## GIVEN REQUEST
Give again, verbatim, the lines between the line that contains "Output the LaTeX" and the line that contains "minimum width=186pt, minimum", counting both ends. Pictures are excluded from the copy.

## DATASET EXCERPTS
● ● ● ● ●
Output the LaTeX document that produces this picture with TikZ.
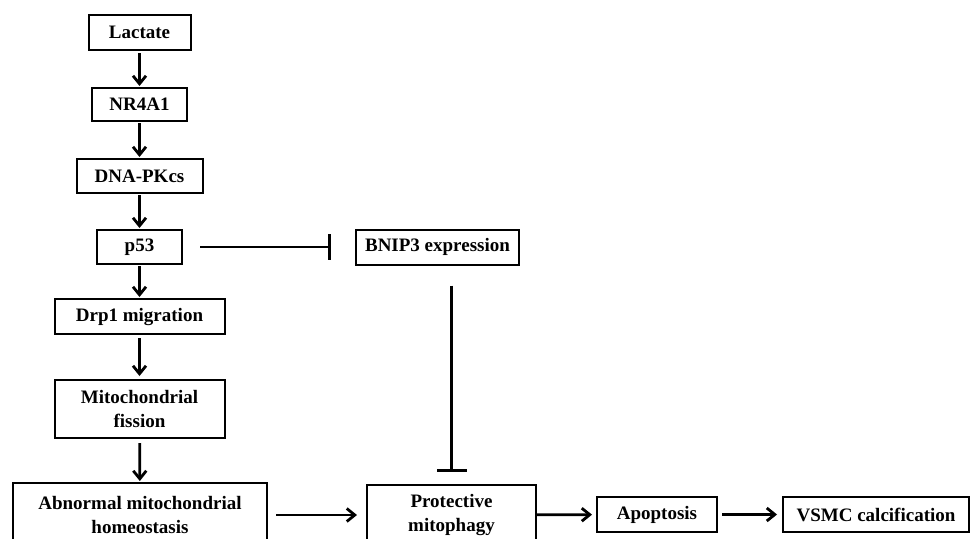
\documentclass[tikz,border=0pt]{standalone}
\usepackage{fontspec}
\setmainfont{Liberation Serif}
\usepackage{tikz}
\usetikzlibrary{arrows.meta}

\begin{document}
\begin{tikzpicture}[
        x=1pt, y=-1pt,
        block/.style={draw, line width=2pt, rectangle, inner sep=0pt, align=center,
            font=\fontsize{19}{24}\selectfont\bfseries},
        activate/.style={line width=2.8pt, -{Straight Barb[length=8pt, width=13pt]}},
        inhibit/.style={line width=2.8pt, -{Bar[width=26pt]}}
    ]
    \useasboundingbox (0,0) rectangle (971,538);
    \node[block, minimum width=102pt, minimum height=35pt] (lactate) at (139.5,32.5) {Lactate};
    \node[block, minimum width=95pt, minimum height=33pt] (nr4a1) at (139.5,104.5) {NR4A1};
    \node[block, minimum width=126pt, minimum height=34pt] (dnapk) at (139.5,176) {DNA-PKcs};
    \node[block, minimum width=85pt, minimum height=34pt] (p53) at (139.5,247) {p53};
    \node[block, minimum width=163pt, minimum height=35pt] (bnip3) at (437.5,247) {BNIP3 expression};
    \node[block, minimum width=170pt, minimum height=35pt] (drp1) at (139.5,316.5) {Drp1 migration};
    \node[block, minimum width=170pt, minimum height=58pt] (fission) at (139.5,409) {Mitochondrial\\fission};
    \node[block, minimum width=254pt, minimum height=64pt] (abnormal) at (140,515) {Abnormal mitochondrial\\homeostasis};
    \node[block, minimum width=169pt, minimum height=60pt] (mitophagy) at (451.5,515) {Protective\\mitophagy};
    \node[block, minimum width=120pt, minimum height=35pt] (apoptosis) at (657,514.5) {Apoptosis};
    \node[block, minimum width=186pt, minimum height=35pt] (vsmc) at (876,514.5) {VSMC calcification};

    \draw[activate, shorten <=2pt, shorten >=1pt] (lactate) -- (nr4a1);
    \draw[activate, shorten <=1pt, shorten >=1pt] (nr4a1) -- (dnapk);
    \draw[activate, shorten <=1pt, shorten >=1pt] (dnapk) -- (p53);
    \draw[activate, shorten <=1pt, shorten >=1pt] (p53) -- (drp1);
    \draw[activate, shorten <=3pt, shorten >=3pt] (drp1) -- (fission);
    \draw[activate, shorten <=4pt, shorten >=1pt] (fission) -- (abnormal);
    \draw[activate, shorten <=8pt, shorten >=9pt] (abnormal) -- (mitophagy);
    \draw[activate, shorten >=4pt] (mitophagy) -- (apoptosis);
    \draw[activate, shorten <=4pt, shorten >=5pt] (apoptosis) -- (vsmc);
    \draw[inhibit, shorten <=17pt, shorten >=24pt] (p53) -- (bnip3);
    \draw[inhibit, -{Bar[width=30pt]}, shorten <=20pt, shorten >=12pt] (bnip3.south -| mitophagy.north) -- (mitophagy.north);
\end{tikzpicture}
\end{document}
● ● ● ● ●
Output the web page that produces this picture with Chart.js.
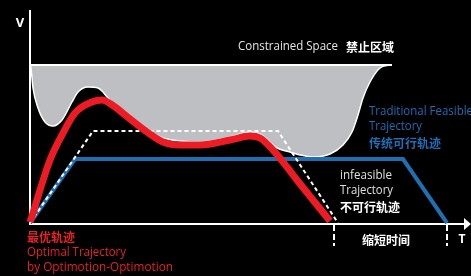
● ● ● ● ●
## RESPONSE TO THE TASK
Output the LaTeX document that produces this picture with TikZ.
\documentclass[tikz,border=0pt]{standalone}
\usepackage{fontspec}
\setmainfont{Liberation Serif}
\usepackage{tikz}
\usetikzlibrary{arrows.meta}

\begin{document}
\begin{tikzpicture}[
        x=1pt, y=-1pt,
        block/.style={draw, line width=2pt, rectangle, inner sep=0pt, align=center,
            font=\fontsize{19}{24}\selectfont\bfseries},
        activate/.style={line width=2.8pt, -{Straight Barb[length=8pt, width=13pt]}},
        inhibit/.style={line width=2.8pt, -{Bar[width=26pt]}}
    ]
    \useasboundingbox (0,0) rectangle (971,538);
    \node[block, minimum width=102pt, minimum height=35pt] (lactate) at (139.5,32.5) {Lactate};
    \node[block, minimum width=95pt, minimum height=33pt] (nr4a1) at (139.5,104.5) {NR4A1};
    \node[block, minimum width=126pt, minimum height=34pt] (dnapk) at (139.5,176) {DNA-PKcs};
    \node[block, minimum width=85pt, minimum height=34pt] (p53) at (139.5,247) {p53};
    \node[block, minimum width=163pt, minimum height=35pt] (bnip3) at (437.5,247) {BNIP3 expression};
    \node[block, minimum width=170pt, minimum height=35pt] (drp1) at (139.5,316.5) {Drp1 migration};
    \node[block, minimum width=170pt, minimum height=58pt] (fission) at (139.5,409) {Mitochondrial\\fission};
    \node[block, minimum width=254pt, minimum height=64pt] (abnormal) at (140,515) {Abnormal mitochondrial\\homeostasis};
    \node[block, minimum width=169pt, minimum height=60pt] (mitophagy) at (451.5,515) {Protective\\mitophagy};
    \node[block, minimum width=120pt, minimum height=35pt] (apoptosis) at (657,514.5) {Apoptosis};
    \node[block, minimum width=186pt, minimum height=35pt] (vsmc) at (876,514.5) {VSMC calcification};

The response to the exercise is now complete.